Frequently asked questions
Why isn't 65 the best age for everyone?
65 is the default, not the optimal. Delaying CPP past 65 increases your monthly benefit by 0.7% per month (8.4% per year) up to age 70 — a 42% lifetime uplift. Taking CPP early (before 65) reduces it by 0.6% per month (7.2% per year). The optimal age depends on your life expectancy, other retirement income, and tax bracket.
What if I live longer than expected?
Delaying CPP is effectively longevity insurance. The break-even age (the age at which delaying pays off vs. taking early) is around 78 for most Canadians. If you expect to live past 80, delaying is almost always better. If you have health issues and expect a shorter life, taking earlier makes sense.
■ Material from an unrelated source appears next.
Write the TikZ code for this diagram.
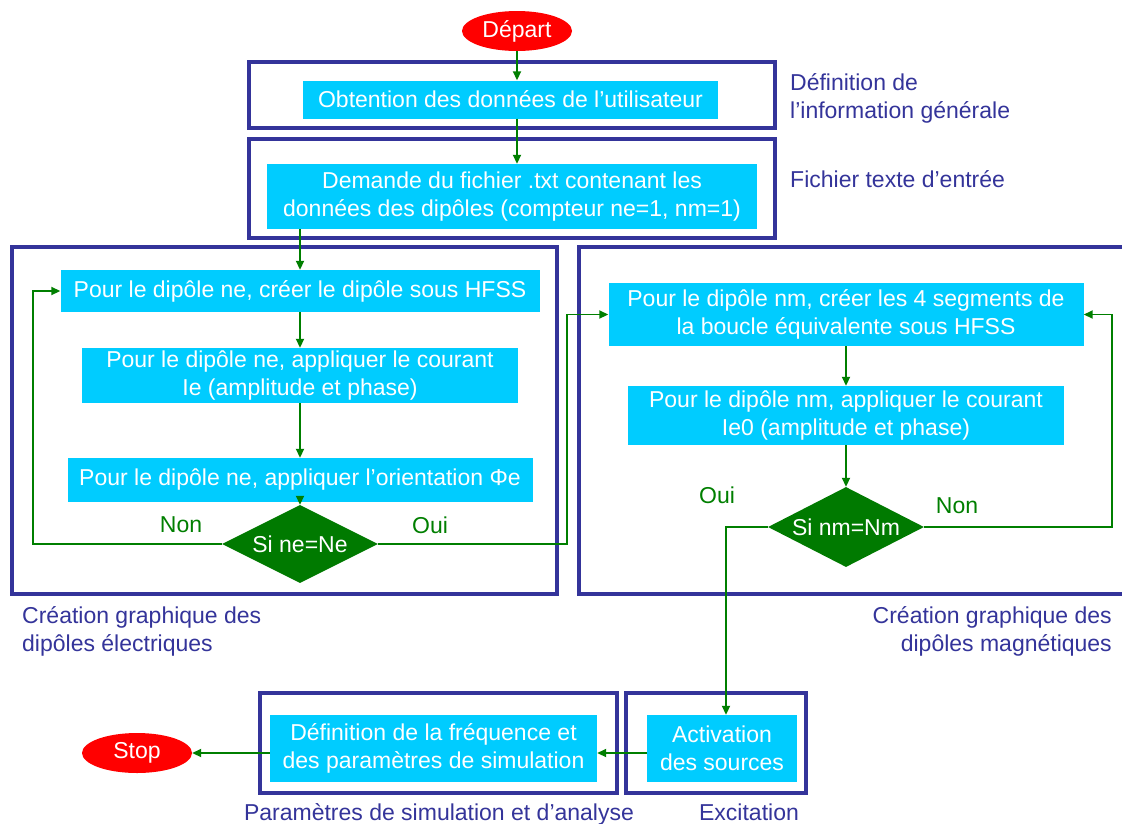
\documentclass[tikz,border=0pt]{standalone}
\usepackage{fontspec}
\setmainfont{Liberation Sans}
\usetikzlibrary{shapes.geometric,arrows.meta,calc}
\definecolor{grpblue}{HTML}{34349A}
\definecolor{cyanfill}{HTML}{00CCFF}
\definecolor{arrgreen}{HTML}{007F00}
\definecolor{diagreen}{HTML}{007A00}
\definecolor{stopred}{HTML}{FF0000}
\begin{document}
\begin{tikzpicture}[x=1pt,y=-1pt,
  txt/.style={font=\fontsize{23}{28}\selectfont},
  proc/.style={txt, fill=cyanfill, text=white, align=center, inner sep=0pt},
  deci/.style={txt, shape=diamond, fill=diagreen, text=white, inner sep=0pt, shape aspect=2},
  term/.style={txt, shape=ellipse, fill=stopred, text=white, inner sep=0pt},
  grp/.style={draw=grpblue, line width=4pt},
  glabel/.style={txt, text=grpblue, inner sep=0pt},
  ylabel/.style={txt, text=arrgreen, inner sep=0pt},
  arr/.style={draw=arrgreen, line width=1.8pt, -{Triangle[length=9pt,width=8pt]}}
]
\useasboundingbox (0,0) rectangle (1122,823);
\fill[white] (0,0) rectangle (1122,823);

% group boxes
\draw[grp] (249,62) rectangle (775,128);
\draw[grp] (249,139) rectangle (775,238);
\draw[grp] (12,247) rectangle (557,594);
\draw[grp] (579,247) rectangle (1135,594);
\draw[grp] (260,693) rectangle (617,793);
\draw[grp] (626,693) rectangle (806,793);

% nodes
\node[term, minimum width=110, minimum height=40] (dep) at (517,31) {Départ};
\node[proc, minimum width=415, minimum height=38] (obt) at (510.5,99.5) {Obtention des données de l’utilisateur};
\node[proc, minimum width=490, minimum height=65] (dem) at (512,196.5) {Demande du fichier .txt contenant les\\données des dipôles (compteur ne=1, nm=1)};

\node[proc, minimum width=479, minimum height=42] (e1) at (300,291) {Pour le dipôle ne, créer le dipôle sous HFSS};
\node[proc, minimum width=436, minimum height=55] (e2) at (300,375.5) {Pour le dipôle ne, appliquer le courant\\Ie (amplitude et phase)};
\node[proc, minimum width=465, minimum height=44] (e3) at (300,480) {Pour le dipôle ne, appliquer l’orientation Φe};
\node[deci, minimum width=156, minimum height=78] (dE) at (300,544) {Si ne=Ne};

\node[proc, minimum width=475, minimum height=63] (m1) at (846,314.5) {Pour le dipôle nm, créer les 4 segments de\\la boucle équivalente sous HFSS};
\node[proc, minimum width=436, minimum height=59] (m2) at (846,415.5) {Pour le dipôle nm, appliquer le courant\\Ie0 (amplitude et phase)};
\node[deci, minimum width=156, minimum height=80] (dM) at (846,527) {Si nm=Nm};

\node[proc, minimum width=150, minimum height=67] (act) at (722,748.5) {Activation\\des sources};
\node[proc, minimum width=327, minimum height=67] (freq) at (433.5,748.5) {Définition de la fréquence et\\des paramètres de simulation};
\node[term, minimum width=110, minimum height=40] (stop) at (137,753) {Stop};

% group labels
\node[glabel, anchor=base west, align=left] (lab1) at (790,118) {Définition de\\l’information générale};
\node[glabel, anchor=base west] (lab2) at (790,187) {Fichier texte d’entrée};
\node[glabel, anchor=base west, align=left] (lab3) at (22,651) {Création graphique des\\dipôles électriques};
\node[glabel, anchor=base east, align=right] (lab4) at (1112,651) {Création graphique des\\dipôles magnétiques};
\node[glabel, anchor=base] (lab5) at (439,820) {Paramètres de simulation et d’analyse};
\node[glabel, anchor=base] (lab6) at (749,820) {Excitation};

% yes/no labels
\node[ylabel] (nonL) at (181,525) {Non};
\node[ylabel] (ouiL) at (430,525) {Oui};
\node[ylabel] (ouiR) at (717,495) {Oui};
\node[ylabel] (nonR) at (957,506) {Non};

% loop coordinates
\coordinate (lL) at (33,0);
\coordinate (lR) at (567,0);
\coordinate (rR) at (1112,0);
\coordinate (rL) at (726,0);

% connectors
\draw[arr] (dep.south) -- (dep.south |- obt.north);
\draw[arr] (dep.south |- obt.south) -- (dep.south |- dem.north);
\draw[arr] (e1.north |- dem.south) -- (e1.north);
\draw[arr] (e1.south) -- (e2.north);
\draw[arr] (e2.south) -- (e3.north);
\draw[arr] (e3.south) -- (dE.north);
\draw[arr] (dE.west) -- (dE.west -| lL) |- (e1.west);
\draw[arr] (dE.east) -- (dE.east -| lR) |- (m1.west);
\draw[arr] (m1.south) -- (m2.north);
\draw[arr] (m2.south) -- (dM.north);
\draw[arr] (dM.east) -- (dM.east -| rR) |- (m1.east);
\draw[arr] (dM.west) -- (dM.west -| rL) -- (rL |- act.north);
\draw[arr] (act.west |- stop.east) -- (freq.east |- stop.east);
\draw[arr] (freq.west |- stop.east) -- (stop.east);
\end{tikzpicture}
\end{document}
How does QPP differ from CPP?
QPP (Quebec Pension Plan) is the equivalent of CPP for Quebec residents. The contribution rates, benefit amounts, and claiming age flexibility are nearly identical, but the two plans are administered separately. Haven uses the QPP actuarial tables when you select Quebec.
Should I take CPP early and invest it?
Mathematically, this only works if you consistently beat the CPP delayed-benefit rate (about 8% per year guaranteed, inflation-indexed). That's a very high bar — few people consistently beat it after taxes and fees. Most financial advisors recommend delaying if you don't need the cash flow.